What will happen? Nothing as it did at First Cayman Bank.
Get your facts right, you’re wrong and spouting garbage that is erroneous. Director indemnification under the articles is very common in the US and many other major countries in the world. You won’t get directors to act without indemnification with a carve out for fraud. Also, most auditors seek to limit their indemnification these days to 3 times their fees.
May I suggest you study the laws of other jurisdictions when you will find you are totally wrong. Obviously you are American.In the UK alone there are hundreds of thousands of directors, none of whom have an indemnity. Most auditors may try and seek to reduce their cover and most fail. Try reading up on the subject in the various cases that have and are taking place. It rather sounds if you know nothing of the business.If directors insist on indenities for their own negligence it is time to get another job.

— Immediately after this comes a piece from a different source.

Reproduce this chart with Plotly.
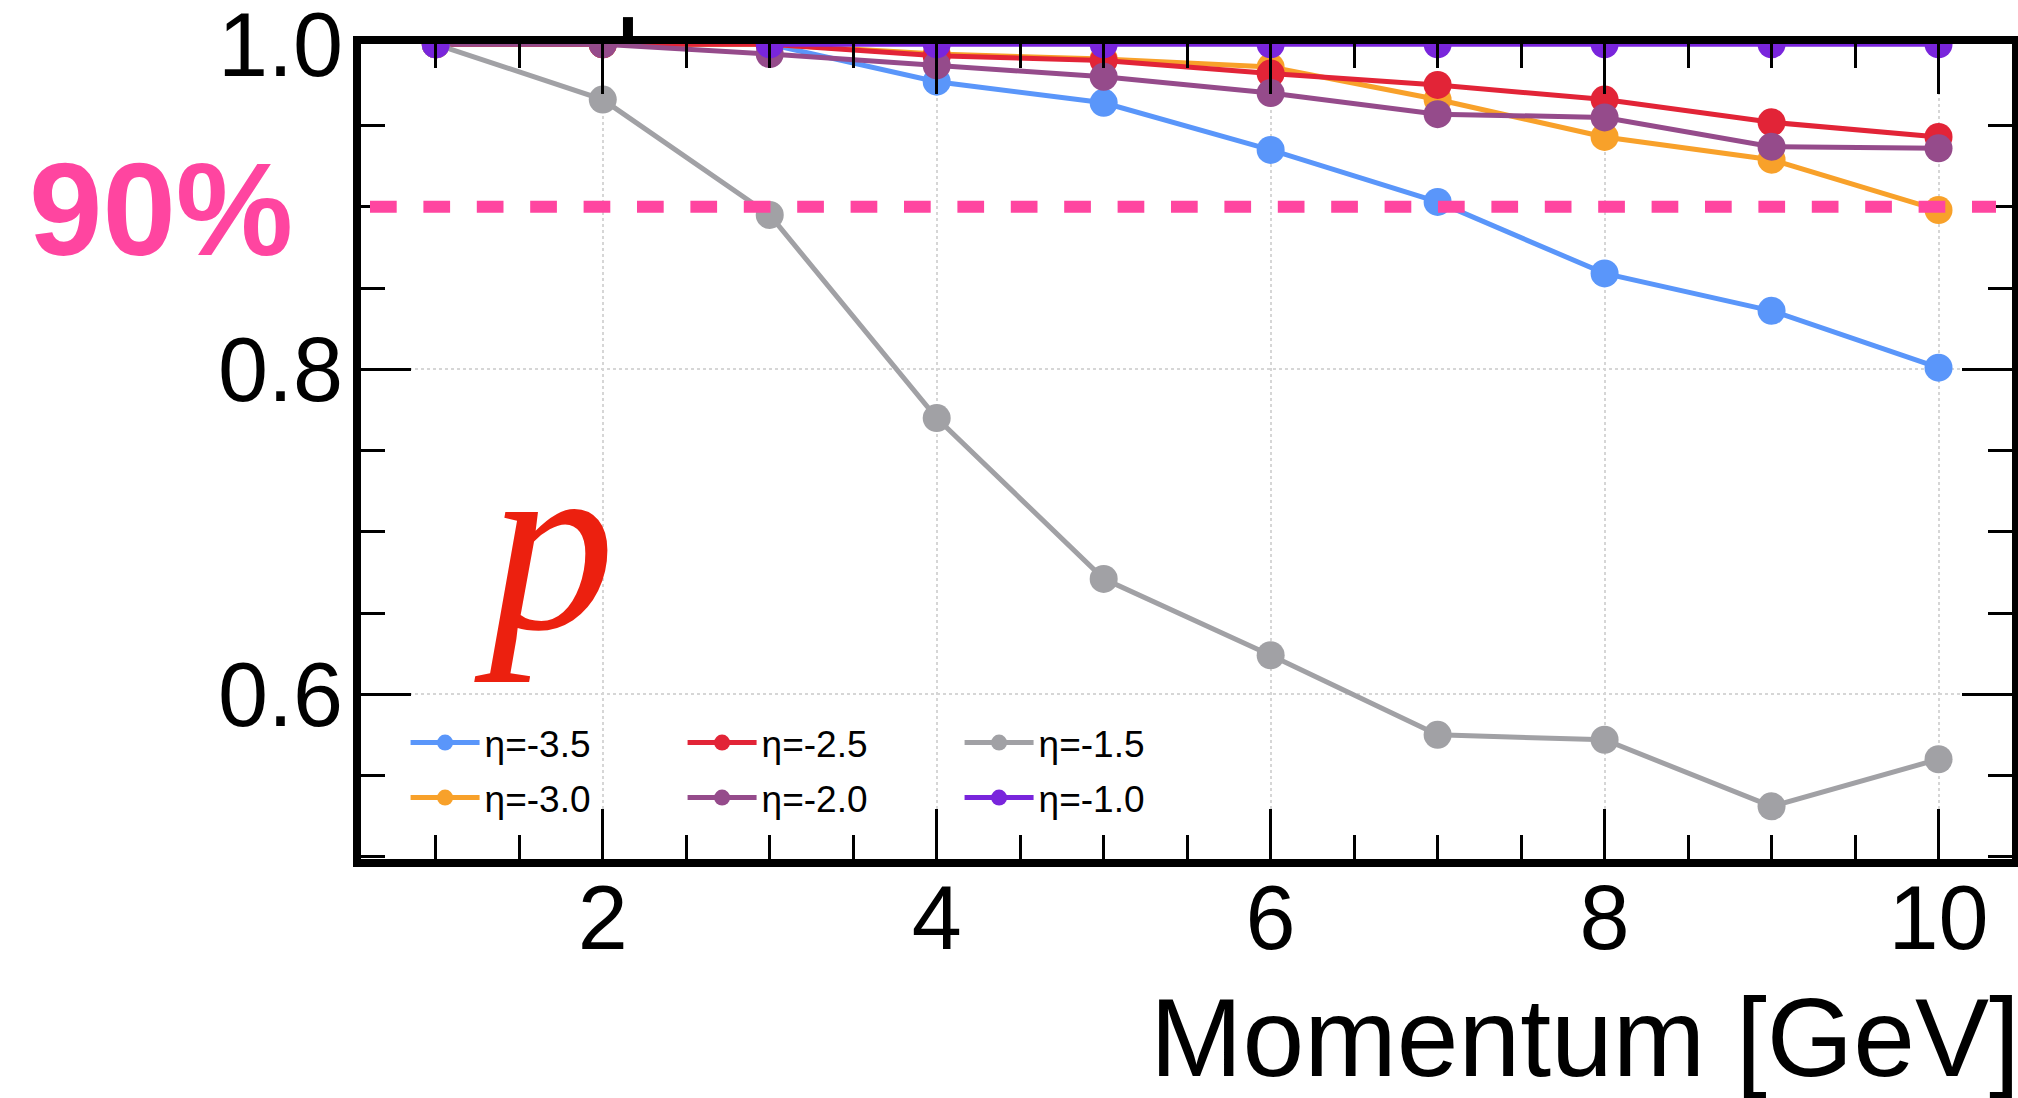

This is yet another sad example of greed on the loose, and in the end the only casualty is the credibility of the financial services industry. For one, I think fund managers who steal are a million times worse than stick up kids and muggers. If someone steals your wallet, they may get the few dollars you have in there, but these guys lose people’s life savings. They take tremendous risk without any fear because the money isn’t theirs and they win regardless. I hope they throw the book at him.

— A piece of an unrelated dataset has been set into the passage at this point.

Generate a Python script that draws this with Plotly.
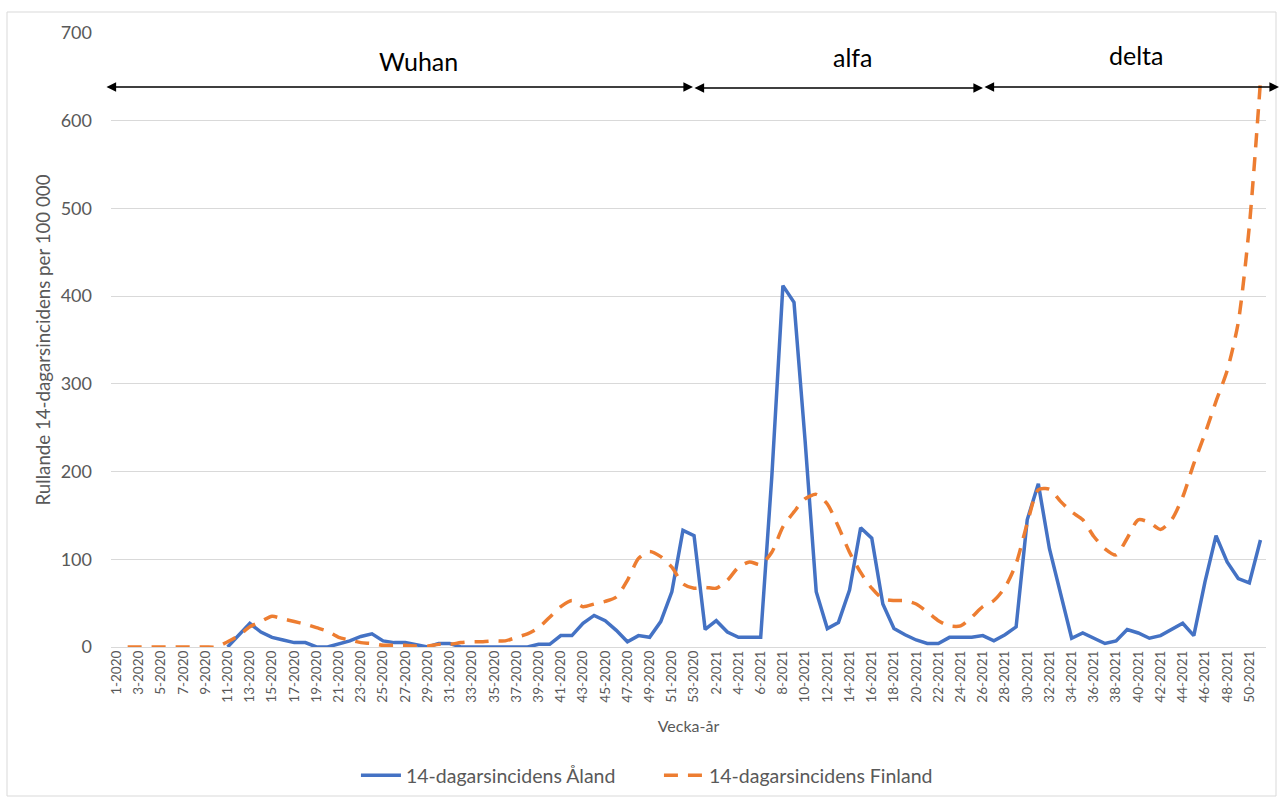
import plotly.graph_objects as go

weeks_2020 = [f"{w}-2020" for w in range(1, 54)]
weeks_2021 = [f"{w}-2021" for w in range(1, 52)]
categories = weeks_2020 + weeks_2021

aland_2020 = [None, None, None, None, None, None, None, None, None, None,
              0, 14, 27, 17, 11, 8, 5, 5, 0, 0,
              3, 7, 12, 15, 7, 5, 5, 2, 0, 4,
              4, 0, 0, 0, 0, 0, 0, 0, 3, 3,
              13, 13, 27, 36, 30, 19, 6, 13, 11, 29,
              63, 133, 127]
aland_2021 = [20, 30, 17, 11, 11, 11, 194, 412, 393, 235,
              63, 21, 28, 65, 136, 124, 49, 21, 14, 8,
              4, 4, 11, 11, 11, 13, 7, 14, 23, 145,
              186, 112, 59, 10, 16, 10, 4, 7, 20, 16,
              10, 13, 20, 27, 13, 74, 127, 97, 78, 73,
              122]

finland_2020 = [None, 0, 0, 0, 0, 0, 0, 0, 0, 0,
                6, 13, 23, 29, 35, 32, 29, 26, 22, 18,
                11, 8, 5, 4, 2, 2, 2, 1, 1, 3,
                3, 5, 6, 6, 7, 7, 11, 15, 22, 34,
                46, 53, 46, 49, 52, 57, 76, 101, 109, 103,
                91, 72, 67]
finland_2021 = [68, 67, 76, 91, 97, 94, 108, 137, 154, 169,
                174, 163, 137, 108, 85, 67, 55, 53, 53, 49,
                40, 30, 24, 24, 34, 46, 53, 68, 95, 141,
                179, 180, 166, 154, 145, 126, 112, 105, 124, 145,
                142, 134, 145, 171, 209, 243, 280, 315, 370, 480,
                645]

aland = aland_2020 + aland_2021
finland = finland_2020 + finland_2021

series_names = ["14-dagarsincidens Åland", "14-dagarsincidens Finland"]
phase_labels = ["Wuhan", "alfa", "delta"]

BLUE = "#4472C4"
ORANGE = "#ED7D31"
GRAY_TXT = "#595959"
GRID = "#D9D9D9"
FONT = "Lato, Carlito, Calibri, sans-serif"

W, H = 1282, 798
L, R, T, B = 111, 16, 33, 151
PW = W - L - R
PH = H - T - B


def px_x(p):
    return (p - L) / PW


def px_y(p):
    return (H - B - p) / PH


fig = go.Figure()
fig.add_trace(go.Scatter(
    x=categories, y=aland, mode="lines", name=series_names[0],
    line=dict(color=BLUE, width=3.5), connectgaps=False,
))
fig.add_trace(go.Scatter(
    x=categories, y=finland, mode="lines", name=series_names[1],
    line=dict(color=ORANGE, width=3.5, dash="14px,10px", shape="spline", smoothing=0.7),
    connectgaps=False,
))

tickvals = categories[::2]

fig.update_layout(
    width=W, height=H,
    margin=dict(l=L, r=R, t=T, b=B),
    paper_bgcolor="white", plot_bgcolor="white",
    font=dict(family=FONT, color=GRAY_TXT),
    showlegend=True,
    legend=dict(
        orientation="h", xref="container", yref="container",
        x=0.514, xanchor="center", y=0.028, yanchor="middle",
        font=dict(size=19.5, color=GRAY_TXT), itemwidth=40,
        entrywidth=248, entrywidthmode="pixels",
        traceorder="normal",
    ),
    xaxis=dict(
        type="category", categoryorder="array", categoryarray=categories,
        tickmode="array", tickvals=tickvals, ticktext=tickvals,
        tickangle=-90, tickfont=dict(size=13.5, color=GRAY_TXT),
        showgrid=False, showline=False, zeroline=False, ticks="",
        range=[-0.5, len(categories) - 0.5],
        title=dict(text="Vecka-år", font=dict(size=16, color=GRAY_TXT), standoff=19),
    ),
    yaxis=dict(
        range=[0, 700], tickvals=[0, 100, 200, 300, 400, 500, 600, 700],
        showgrid=True, gridcolor=GRID, gridwidth=1,
        zeroline=True, zerolinecolor=GRID, zerolinewidth=1,
        showline=False, ticks="", ticklabelstandoff=18,
        tickfont=dict(size=18, color=GRAY_TXT),
        title=dict(text="Rullande 14-dagarsincidens per 100 000",
                   font=dict(size=18.7, color=GRAY_TXT), standoff=5),
    ),
)

# outer chart border
fig.add_shape(type="rect", xref="paper", yref="paper",
              x0=px_x(7), x1=px_x(1276), y0=px_y(796), y1=px_y(12),
              line=dict(color="#D9D9D9", width=1), fillcolor="rgba(0,0,0,0)", layer="below")

# phase arrows
arrows = [(105, 693, 87), (693, 983, 88), (983, 1279, 87)]
for x0, x1, y in arrows:
    fig.add_annotation(
        x=px_x(x1), y=px_y(y), xref="paper", yref="paper",
        ax=-(x1 - x0), ay=0, axref="pixel", ayref="pixel",
        text="", showarrow=True, arrowhead=2, startarrowhead=2,
        arrowside="end+start", arrowsize=1.2, startarrowsize=1.2,
        arrowwidth=1.6, arrowcolor="black", standoff=0, startstandoff=0,
    )

label_pos = [(418, 61), (852, 57), (1136, 55)]
for txt, (lx, ly) in zip(phase_labels, label_pos):
    fig.add_annotation(
        x=px_x(lx), y=px_y(ly), xref="paper", yref="paper",
        text=txt, showarrow=False, xanchor="center", yanchor="middle",
        font=dict(size=25, color="black", family=FONT),
    )

fig.write_html("out.html", config={"displayModeBar": False},
               post_script="document.body.style.margin='0';")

The sad part about it is for every fund manager like him there are a very larger number of others who are ethical and make their clients bundles of money. However, these people are usually humble and you aren’t going to hear too much about them or their performance.
I guess until fund managers start treating the money in their funds like it’s theirs (and have a healthy fear of losing it), a few (maybe not so few anymore) unscrupulous ones will "dip into the kitty". Maybe there should be a rule enforcing all fund manages to have a certain percentage of their own assets on the line…Unrealistic I know….but it certain would change the playing field.